Dataset section>
-------
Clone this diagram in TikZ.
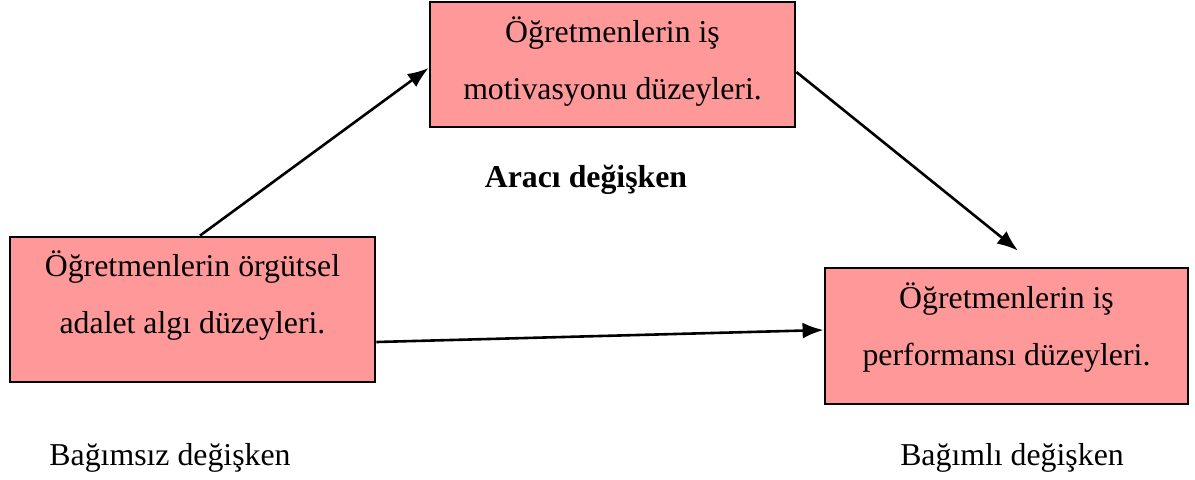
\documentclass[tikz,border=0pt]{standalone}
\usepackage{fontspec}
\setmainfont{Liberation Serif}
\usetikzlibrary{arrows.meta}
\definecolor{boxfill}{RGB}{255,153,153}
\tikzset{
  varbox/.style={draw=black, line width=1.4pt, fill=boxfill, rectangle, inner sep=0pt},
  boxtext/.style={align=center, font=\fontsize{15.9}{28.5}\selectfont, inner sep=0pt},
  plain/.style={font=\fontsize{15.9}{19}\selectfont, inner sep=0pt},
  link/.style={line width=1.3pt, -{Latex[length=10.5pt,width=8pt]}}
}
\begin{document}
\begin{tikzpicture}[x=0.5pt, y=-0.5pt]
  \useasboundingbox (0,0) rectangle (1195,479);

  % boxes
  \node[varbox, minimum width=182.5pt, minimum height=62.5pt] (t) at (612.5,64.5) {};
  \node[varbox, minimum width=182.5pt, minimum height=72.5pt] (l) at (192.5,309.5) {};
  \node[varbox, minimum width=181.5pt, minimum height=68pt] (r) at (1006.5,336) {};

  % box texts
  \node[boxtext] (tt) at (612.5,62) {Öğretmenlerin iş\\motivasyonu düzeyleri.};
  \node[boxtext] (lt) at (192.5,296) {Öğretmenlerin örgütsel\\adalet algı düzeyleri.};
  \node[boxtext] (rt) at (1006.5,328) {Öğretmenlerin iş\\performansı düzeyleri.};

  % captions
  \node[plain, font=\fontsize{15.9}{19}\selectfont\bfseries] (mid) at (586,180) {Aracı değişken};
  \node[plain] (ind) at (170,458) {Bağımsız değişken};
  \node[plain] (dep) at (1012,458) {Bağımlı değişken};

  % connectors
  \draw[link] ([xshift=3.75pt]l.north) -- ([yshift=-1.75pt]t.west);
  \draw[link] ([yshift=-3.75pt]t.east) -- ([xshift=5.75pt,yshift=8pt]r.north);
  \draw[link] ([yshift=-16.25pt]l.east) -- ([yshift=3pt]r.west);
\end{tikzpicture}
\end{document}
-------
Short task> Set the listing down in full and exactly. Pictures within it should not appear in the copy.

Task answer>
Clone this diagram in TikZ.
\documentclass[tikz,border=0pt]{standalone}
\usepackage{fontspec}
\setmainfont{Liberation Serif}
\usetikzlibrary{arrows.meta}
\definecolor{boxfill}{RGB}{255,153,153}
\tikzset{
  varbox/.style={draw=black, line width=1.4pt, fill=boxfill, rectangle, inner sep=0pt},
  boxtext/.style={align=center, font=\fontsize{15.9}{28.5}\selectfont, inner sep=0pt},
  plain/.style={font=\fontsize{15.9}{19}\selectfont, inner sep=0pt},
  link/.style={line width=1.3pt, -{Latex[length=10.5pt,width=8pt]}}
}
\begin{document}
\begin{tikzpicture}[x=0.5pt, y=-0.5pt]
  \useasboundingbox (0,0) rectangle (1195,479);

  % boxes
  \node[varbox, minimum width=182.5pt, minimum height=62.5pt] (t) at (612.5,64.5) {};
  \node[varbox, minimum width=182.5pt, minimum height=72.5pt] (l) at (192.5,309.5) {};
  \node[varbox, minimum width=181.5pt, minimum height=68pt] (r) at (1006.5,336) {};

  % box texts
  \node[boxtext] (tt) at (612.5,62) {Öğretmenlerin iş\\motivasyonu düzeyleri.};
  \node[boxtext] (lt) at (192.5,296) {Öğretmenlerin örgütsel\\adalet algı düzeyleri.};
  \node[boxtext] (rt) at (1006.5,328) {Öğretmenlerin iş\\performansı düzeyleri.};

  % captions
  \node[plain, font=\fontsize{15.9}{19}\selectfont\bfseries] (mid) at (586,180) {Aracı değişken};
  \node[plain] (ind) at (170,458) {Bağımsız değişken};
  \node[plain] (dep) at (1012,458) {Bağımlı değişken};

  % connectors
  \draw[link] ([xshift=3.75pt]l.north) -- ([yshift=-1.75pt]t.west);
  \draw[link] ([yshift=-3.75pt]t.east) -- ([xshift=5.75pt,yshift=8pt]r.north);
  \draw[link] ([yshift=-16.25pt]l.east) -- ([yshift=3pt]r.west);
\end{tikzpicture}
\end{document}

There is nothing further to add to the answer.